UK inserts battery take-back scheme

Bah Humbug

The title is required, and must contain letters and/or digits.

You say that the retailer is required to take back any battery, regardless of whether or not they sold it.

I'm curious - does anyone know if that includes things like car batteries, ups batteries etc.?

Russia plans asteroid-defence space mission to Apophis

Bah Humbug

The title is required, and must contain letters and/or digits.

Just curious if anyone has worked out the odds of it hitting one of the geosynchronous satellites in 2029

Wikileaks suspends ops to launch pledge drive

Bah Humbug

@Ejl

They'll take cash as well. And cheques. And bank transfers.

The best (of the worst) patent claims of 2009

Bah Humbug

The title is required, and must contain letters and/or digits. - WHY?

> Below the belt, Apple envisions giving the all-important shoe

When I started reading that sentence, I was expecting a different word to appear than 'shoe'...not sure if that is indicative of my depraved mind, or if I've just spent to much time reading El Reg.

Bing dies (briefly) after Microsoft hits wrong button

Bah Humbug

The title is required, and must contain letters and/or digits.

You mean someone is actually using it enough to notice it going down?

MS discovers flaw in Google plug-in for IE

Bah Humbug

A title is required, and must contain letters and/or digits.

I wonder how many hours MS spent, desperately trying to find a bug, any bug, in Chrome?

I'm also wondering how upset they must be now that Google have released a patch for that bug...back to searching.

Google Reader Koobface spotlights security risk 2.0

Bah Humbug

A title is required, and must contain letters and/or digits.

Saw Koobface, read Knobface...am I the only one?

BT Tower restaurant reborn for Olympics

Bah Humbug

Why? : "A title is required, and must contain letters and/or digits."

That's really good news; if you ever get a chance to go up there, it's really worthwhile - the views are spectacular.

Just don't plug your laptop into the non-revolving part, and put the laptop on a table on the revolving part, like my boss did once during a presentation...

Brit space agency to probe 'crackpot' antigravity device

Bah Humbug

The earth used to be flat, and at the center of the universe...

The earth used to be flat, and at the center of the universe...

I'm quite convinced he's wrong, as seems to be the consensus of everyone else, but people used to think the earth was the center of the universe, until Copernicus came along, and that the earth was flat'ish, until Magellan circumnavigated it*.

Terribly arrogant to just say "He's wrong, because we don't believe him" - we've made mistakes in the past about physics, are undoubtedly making loads now, and will make even more in the future.

* OK - it was known to be spherical (ish) before that, but he is the guy who conclusively proved it, even though he was dead by the end of the voyage...
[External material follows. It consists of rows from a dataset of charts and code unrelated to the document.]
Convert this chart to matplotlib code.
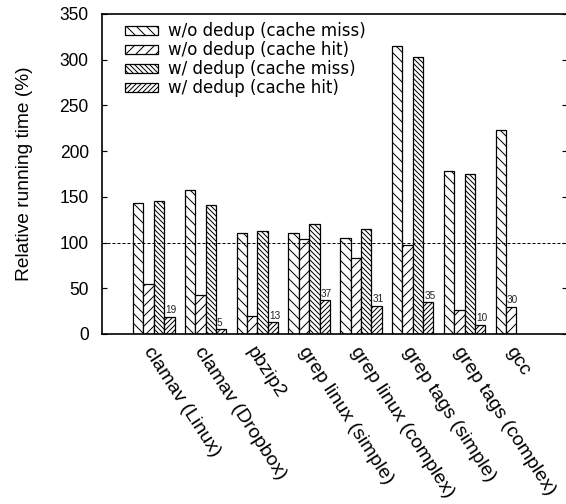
import matplotlib
matplotlib.use("Agg")
import matplotlib.pyplot as plt
import matplotlib.transforms as mtransforms
import numpy as np

plt.rcParams['font.family'] = ['Liberation Sans', 'DejaVu Sans']
plt.rcParams['hatch.linewidth'] = 0.6

categories = ["clamav (Linux)", "clamav (Dropbox)", "pbzip2", "grep linux (simple)",
              "grep linux (complex)", "grep tags (simple)", "grep tags (complex)", "gcc"]
series_names = ["w/o dedup (cache miss)", "w/o dedup (cache hit)",
                "w/ dedup (cache miss)", "w/ dedup (cache hit)"]
wo_miss = [143, 157, 111, 110, 105, 315, 178, 223]
wo_hit = [55, 43, 20, 104, 83, 97, 26, 30]
w_miss = [145, 141, 113, 120, 115, 303, 175, np.nan]
w_hit = [19, 5, 13, 37, 31, 35, 10, np.nan]
yticks = [0, 50, 100, 150, 200, 250, 300, 350]
baseline = 100

series = [wo_miss, wo_hit, w_miss, w_hit]
hatches = ['\\' * 4, '/' * 4, '\\' * 8, '/' * 8]

fig = plt.figure(figsize=(566/120, 504/120), dpi=120)
ax = fig.add_axes([102/566, 1-334/504, 1.002-102/566, 320/504])

x = np.arange(len(categories))
w = 0.2
for k, (vals, h, name) in enumerate(zip(series, hatches, series_names)):
    ax.bar(x - 0.4 + k*w, vals, w, align='edge', facecolor='white', edgecolor='black',
           hatch=h, linewidth=0.75, label=name)

# annotate cache-hit values
for i in range(len(categories)):
    if not np.isnan(w_hit[i]):
        v, k = w_hit[i], 3
    else:
        v, k = wo_hit[i], 1
    ax.text(x[i] - 0.4 + k*w + 0.02, v + 1.5, f"{int(v)}", fontsize=6,
            ha='left', va='bottom', color='#222222')

ax.axhline(baseline, color='black', linestyle=(0, (3, 2)), linewidth=0.6)

ax.set_xlim(-1.0, 7.98)
ax.set_ylim(0, 350)
ax.set_yticks(yticks)
ax.set_xticks(x)
ax.set_xticklabels(categories, rotation=-57, ha='left', va='top', rotation_mode='anchor')
offset = mtransforms.ScaledTranslation(4/120, -2/120, fig.dpi_scale_trans)
for lbl in ax.get_xticklabels():
    lbl.set_transform(lbl.get_transform() + offset)
ax.tick_params(axis='x', length=0, pad=6, labelsize=11.7)
ax.tick_params(axis='y', direction='in', length=3, width=0.7, right=True, labelsize=10.5, pad=8)
ax.set_ylabel("Relative running time (%)", fontsize=11.5, labelpad=16)
for s in ax.spines.values():
    s.set_linewidth(1.0)
ax.spines['right'].set_visible(False)

ax.legend(loc='upper left', frameon=False, prop={'family': 'DejaVu Sans', 'size': 10},
          handlelength=2.0, handleheight=0.45, handletextpad=0.6, labelspacing=0.06,
          bbox_to_anchor=((125-102)/464, (334-22)/320), borderaxespad=0, borderpad=0)

fig.savefig("out.png", dpi=120)
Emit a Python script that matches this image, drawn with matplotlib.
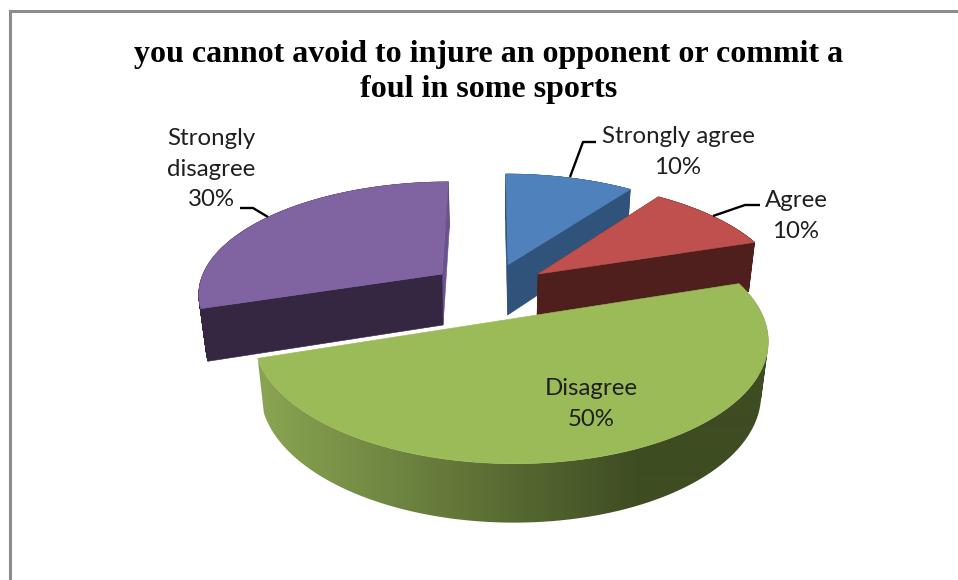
#!/usr/bin/env python3
"""Exploded 3D pie of survey answers, projected by hand onto a flat axes."""

import numpy as np
import matplotlib
matplotlib.use("Agg")
import matplotlib.pyplot as plt
from matplotlib.colors import LinearSegmentedColormap
from matplotlib.patches import PathPatch, Polygon
from matplotlib.path import Path

CATEGORIES = ["Strongly agree", "Agree", "Disagree", "Strongly disagree"]
PERCENTS = [10, 10, 50, 30]

TITLE = "you cannot avoid to injure an opponent or commit a\nfoul in some sports"

TOP_COLORS = ["#4f81bd", "#c0504d", "#9bbb59", "#8064a2"]
SIDE_COLORS = ["#30537c", "#4f1f1d", "#3e4c22", "#352642"]
SLIVER_PURPLE = "#6a5190"

# Pie geometry in pixels
CX, CY = 490, 290
RX, RY = 247, 112.8
THICK = 53
PERSP = 0.162
PERSP_Z = 0.025
EXPLODES = [0.246, 0.246, 0.26, 0.246]
RADII = [1.0, 1.0, 0.985, 0.99]

TEXT = "#1f1f1f"
BORDER = "#8c8c8c"

# Front rim shading runs left to right, flat past the dark stop
RIM_CMAP = LinearSegmentedColormap.from_list("rim", ["#8aa552", "#3e4c22"])
RIM_X0, RIM_X1 = 258, 640


def project(u, v, z=0.0):
    w = 1 + PERSP * v + PERSP_Z * z
    return CX + RX * u / w, CY - (RY * v - THICK * z) / w


def rim_path(upper, lower):
    # One quad per step, all wound the same way so overlaps stay filled
    quads = []
    for i in range(len(upper) - 1):
        pts = np.array([upper[i], upper[i + 1], lower[i + 1], lower[i]])
        x, y = pts[:, 0], pts[:, 1]
        area = np.dot(x, np.roll(y, -1)) - np.dot(y, np.roll(x, -1))
        if area < 0:
            pts = pts[::-1]
        quads.append(Path(np.vstack([pts, pts[0]]), closed=True))
    return Path.make_compound_path(*quads)


def draw_slice(ax, start, end, top, side, explode, radius, shaded=False,
               end_face=None):
    mid = np.radians((start + end) / 2)
    u0, v0 = explode * np.sin(mid), explode * np.cos(mid)
    thetas = np.radians(np.linspace(start, end, 181))
    us = u0 + radius * np.sin(thetas)
    vs = v0 + radius * np.cos(thetas)

    upper = [project(a, b) for a, b in zip(us, vs)]
    lower = [project(a, b, 1) for a, b in zip(us, vs)]
    path = rim_path(upper, lower)

    if shaded:
        # Gradient image clipped to the rim outline
        ramp = np.clip((np.arange(0, 958) - RIM_X0) / (RIM_X1 - RIM_X0), 0, 1)
        img = ax.imshow(ramp[np.newaxis, :], extent=(0, 958, 580, 0),
                        cmap=RIM_CMAP, vmin=0, vmax=1, aspect="auto",
                        interpolation="bilinear", zorder=2)
        rim = PathPatch(path, facecolor="none", edgecolor="none", zorder=2)
        ax.add_patch(rim)
        img.set_clip_path(rim)
    else:
        ax.add_patch(PathPatch(path, facecolor=side, edgecolor=side, linewidth=0.4))
        # Cut faces; the front slice has both of them facing away
        for k in (-1, 0):
            color = end_face if (end_face and k == -1) else side
            pts = [project(u0, v0), upper[k], lower[k], project(u0, v0, 1)]
            ax.add_patch(Polygon(pts, closed=True, facecolor=color,
                                 edgecolor=color, linewidth=0.4))

    ax.add_patch(Polygon([project(u0, v0)] + upper, closed=True, facecolor=top,
                         edgecolor=top, linewidth=0.4, zorder=3 if shaded else 1))


def main():
    fig = plt.figure(figsize=(9.58, 5.8), dpi=100, facecolor="white")
    ax = fig.add_axes([0, 0, 1, 1])
    ax.set_xlim(0, 958)
    ax.set_ylim(580, 0)
    ax.axis("off")

    # Chart frame, cut off at the bottom and on the right
    ax.plot([10, 10, 958], [580, 11, 11], color=BORDER, lw=2.2,
            solid_joinstyle="miter")

    edges = np.cumsum([0] + PERCENTS) * 360 / sum(PERCENTS)

    # Back slices first, the big front slice last
    for i in [0, 1, 3, 2]:
        draw_slice(ax, edges[i], edges[i + 1], TOP_COLORS[i], SIDE_COLORS[i],
                   EXPLODES[i], RADII[i], shaded=i == 2,
                   end_face=SLIVER_PURPLE if i == 3 else None)

    ax.set_xlim(0, 958)
    ax.set_ylim(580, 0)

    ax.text(489, 72, TITLE, ha="center", va="center", fontsize=23,
            fontweight="bold", family="Liberation Serif", color="black",
            linespacing=1.28, zorder=5)

    font = dict(ha="center", va="center", fontsize=17.3, family="Lato",
                color=TEXT, linespacing=1.58, zorder=5)
    ax.text(678, 152, f"{CATEGORIES[0]}\n{PERCENTS[0]}%", **font)
    ax.text(796, 216, f"{CATEGORIES[1]}\n{PERCENTS[1]}%", **font)
    ax.text(591, 404, f"{CATEGORIES[2]}\n{PERCENTS[2]}%", **font)
    ax.text(211, 169, f"Strongly\ndisagree\n{PERCENTS[3]}%", **font)

    # Leader lines
    leader = dict(color="black", lw=1.7, solid_capstyle="butt", zorder=5)
    ax.plot([596, 583, 570], [142, 142, 177], **leader)
    ax.plot([760, 745, 713], [205, 205, 216], **leader)
    ax.plot([240, 253, 268], [208, 208, 217], **leader)

    fig.savefig("out.png", dpi=100, facecolor="white")
    plt.close(fig)


if __name__ == "__main__":
    main()
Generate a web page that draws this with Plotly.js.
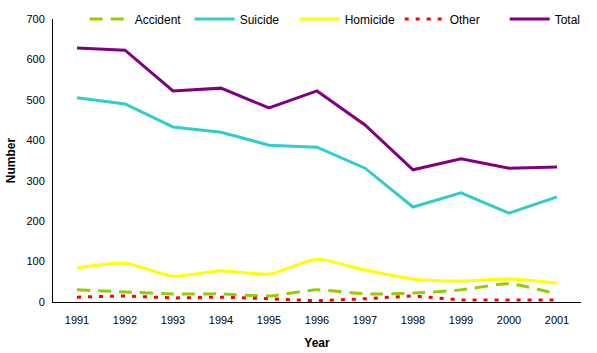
<!DOCTYPE html>
<html><head><meta charset="utf-8">
<script src="https://cdn.plot.ly/plotly-3.0.1.min.js"></script>
<style>html,body{margin:0;padding:0;background:#fff}</style>
</head><body><div id="chart" style="width:597px;height:353px"></div>
<script>
const years = ['1991','1992','1993','1994','1995','1996','1997','1998','1999','2000','2001'];
const accident = [30, 25, 20, 20, 15, 30, 20, 22, 30, 45, 20];
const suicide = [505, 490, 433, 420, 388, 383, 331, 235, 270, 220, 260];
const homicide = [84, 96, 64, 77, 69, 106, 79, 57, 52, 57, 47];
const other = [12, 15, 10, 12, 8, 3, 8, 15, 5, 5, 5];
const total = [628, 623, 522, 529, 480, 522, 438, 327, 354, 331, 334];

const traces = [
  {x: years, y: accident, name: 'Accident', type: 'scatter', mode: 'lines',
   line: {color: '#99CC00', width: 3, dash: '13px,8px', shape: 'spline', smoothing: 0.6}},
  {x: years, y: suicide, name: 'Suicide', type: 'scatter', mode: 'lines',
   line: {color: '#33CCCC', width: 3}},
  {x: years, y: homicide, name: 'Homicide', type: 'scatter', mode: 'lines',
   line: {color: '#FFFF00', width: 3, shape: 'spline', smoothing: 0.6}},
  {x: years, y: other, name: 'Other', type: 'scatter', mode: 'lines',
   line: {color: '#FF0000', width: 3, dash: '4px,7px'}},
  {x: years, y: total, name: 'Total', type: 'scatter', mode: 'lines',
   line: {color: '#800080', width: 3}}
];

const layout = {
  width: 597, height: 353,
  margin: {l: 53, r: 16, t: 19, b: 51, autoexpand: false},
  paper_bgcolor: '#fff', plot_bgcolor: '#fff',
  font: {family: 'Liberation Sans, Arial, sans-serif', size: 11, color: '#000'},
  showlegend: true,
  legend: {orientation: 'h', x: 0.06, y: 1.0, xanchor: 'left', yanchor: 'middle',
           bgcolor: 'rgba(0,0,0,0)', font: {size: 12}, entrywidth: 50, entrywidthmode: 'pixels', itemwidth: 40,
           tracegroupgap: 0},
  xaxis: {type: 'category', range: [-0.5, 10.5], showgrid: false, zeroline: false,
          showline: true, linecolor: '#000', linewidth: 1, ticks: 'outside', ticklen: 8, tickcolor: 'rgba(0,0,0,0)',
          tickfont: {size: 11}, title: {text: 'Year', font: {size: 12, weight: 'bold'}, standoff: 13}},
  yaxis: {range: [0, 700], dtick: 100, showgrid: false, zeroline: false,
          showline: true, linecolor: '#000', linewidth: 1, ticks: 'outside', ticklen: 5, tickcolor: 'rgba(0,0,0,0)',
          tickfont: {size: 11}, title: {text: 'Number', font: {size: 12, weight: 'bold'}, standoff: 8}}
};
Plotly.newPlot('chart', traces, layout, {displayModeBar: false, staticPlot: true});
</script></body></html>
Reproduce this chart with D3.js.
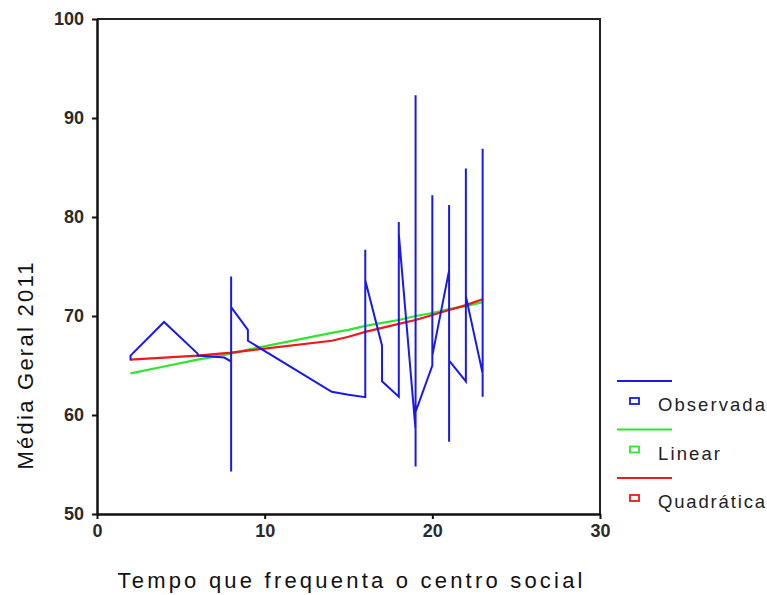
<!DOCTYPE html>
<html><head><meta charset="utf-8">
<script src="https://cdn.jsdelivr.net/npm/d3@7"></script>
<style>body{margin:0;background:#fff}svg{display:block}</style>
</head><body>
<script>
// Observed series (in drawing order, sorted by x as SPSS does)
const obsX = [2,2,4,6,6,7.6,8,8,8,8,9,9,14,15,16,16,16,17,17,18,18,18,19,19,19,19,20,20,20,21,21,21,21,22,22,22,23,23,23];
const obsY = [65.5,66.0,69.4,66.2,66.0,65.8,65.4,54.3,74.0,70.9,68.6,67.5,62.35,62.05,61.8,76.7,73.6,67.0,63.4,61.85,79.5,78.3,58.5,92.3,54.8,60.3,65.0,82.2,66.0,74.6,81.2,57.3,65.5,63.4,84.9,72.0,64.2,86.9,61.85];
// Fitted values at the distinct x values
const fitX = [2,4,6,8,9,14,15,16,17,18,19,20,21,22,23];
const linY = [64.2,64.9,65.6,66.2,66.6,68.3,68.6,69.0,69.3,69.6,70.0,70.3,70.7,71.0,71.4];
const quadY = [65.6,65.8,66.0,66.3,66.5,67.5,67.9,68.4,68.8,69.2,69.6,70.1,70.6,71.1,71.7];
const xTicks = [0,10,20,30];
const yTicks = [50,60,70,80,90,100];
const legendNames = ["Observada","Linear","Quadrática"];
const colors = ["#1a1ae6","#2ee62e","#f01818"];

const W=767,H=595;
const svg=d3.select("body").append("svg").attr("width",W).attr("height",H);
const x=d3.scaleLinear().domain([0,30]).range([97,600]);
const y=d3.scaleLinear().domain([50,100]).range([514,19]);

// frame (top & right)
svg.append("path").attr("d",`M${x(0)},${y(100)}H${x(30)}V${y(50)}`)
  .attr("fill","none").attr("stroke","#222").attr("stroke-width",2);

const font="'Liberation Sans', Arial, sans-serif";
const yAxis=svg.append("g").attr("transform",`translate(${x(0)},0)`)
  .call(d3.axisLeft(y).tickValues(yTicks).tickSize(5).tickPadding(8).tickSizeOuter(0));
const xAxis=svg.append("g").attr("transform",`translate(0,${y(50)})`)
  .call(d3.axisBottom(x).tickValues(xTicks).tickSize(5).tickPadding(5).tickSizeOuter(0));
[yAxis,xAxis].forEach(g=>{
  g.select(".domain").attr("stroke","#111").attr("stroke-width",2.5);
  g.selectAll(".tick line").attr("stroke","#111").attr("stroke-width",2);
  g.selectAll(".tick text").attr("font-family",font).attr("font-weight","bold")
   .attr("font-size",18).attr("fill","#2a2a2a");
});

const line=d3.line().x(d=>x(d[0])).y(d=>y(d[1]));
const series=[
  d3.zip(obsX,obsY),
  d3.zip(fitX,linY),
  d3.zip(fitX,quadY)
];
svg.append("path").datum(series[1]).attr("d",line).attr("fill","none")
  .attr("stroke",colors[1]).attr("stroke-width",2.2);
svg.append("path").datum(series[2]).attr("d",line).attr("fill","none")
  .attr("stroke",colors[2]).attr("stroke-width",2.2);
svg.append("path").datum(series[0]).attr("d",line).attr("fill","none")
  .attr("stroke",colors[0]).attr("stroke-width",2).attr("stroke-linejoin","miter");

// axis titles
svg.append("text").attr("x",350).attr("y",588).attr("text-anchor","middle")
  .attr("font-family",font).attr("font-size",22).attr("fill","#111")
  .attr("textLength",465).attr("lengthAdjust","spacing")
  .text("Tempo que frequenta o centro social");
svg.append("text").attr("transform","translate(33,366) rotate(-90)").attr("text-anchor","middle")
  .attr("font-family",font).attr("font-size",22).attr("fill","#111")
  .attr("textLength",207).attr("lengthAdjust","spacing")
  .text("Média Geral 2011");

// legend
const lg=svg.append("g");
const lens=[107,62,107];
legendNames.forEach((n,i)=>{
  const ly=381+i*48.5;
  lg.append("line").attr("x1",617).attr("x2",672).attr("y1",ly).attr("y2",ly)
    .attr("stroke",colors[i]).attr("stroke-width",2);
  lg.append("rect").attr("x",630).attr("y",ly+17).attr("width",9).attr("height",6)
    .attr("fill","#fff").attr("stroke",colors[i]).attr("stroke-width",1.8);
  lg.append("text").attr("x",658).attr("y",ly+30).attr("font-family",font)
    .attr("font-size",18.5).attr("fill","#222")
    .attr("textLength",lens[i]).attr("lengthAdjust","spacing").text(n);
});
</script>
</body></html>
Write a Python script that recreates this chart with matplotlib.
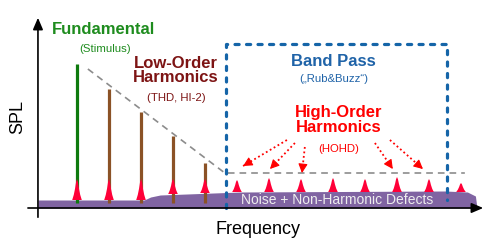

Though you could argue the Greeks proved it, or the Egyptians.

Windows 95 to Windows 7: How Microsoft lost its vision

Bah Humbug

The '95 picture looks like my 7 desktop

I installed 7 a few weeks ago, in the hope that it would improve the wireless reliability on my laptop, which struggled to maintain a connection for > 15 minutes under Vista. So far, it's working well, and the wireless hasn't dropped once, so it seems to have been a worthwhile upgrade.

Anyway, seeing the pictures of Windows 95 made me realise just how old-fashioned I am; one of the first things I do with a new install (after anti-virus, updates etc.), is make my desktop look as similar to the 95/98 experience as possible - Windows 7 can still get surprisingly close. I just find that version of the UI to work better for me - most people would probably disagree!

Still think that 3.11 was the best version ever though...

Man jailed over air traffic control IT kit eBay scam

Bah Humbug

A title is required, and must contain letters and/or digits. - WHY???

I feel kinda sorry for the guy in some ways - he must have been pretty desperate to do this sort of thing, and known there was a high chance he'd get caught.

Having said that, looking at this a different way, £58k for 15 months work is a pretty good salary - criminal record screws up future career prospects a little though.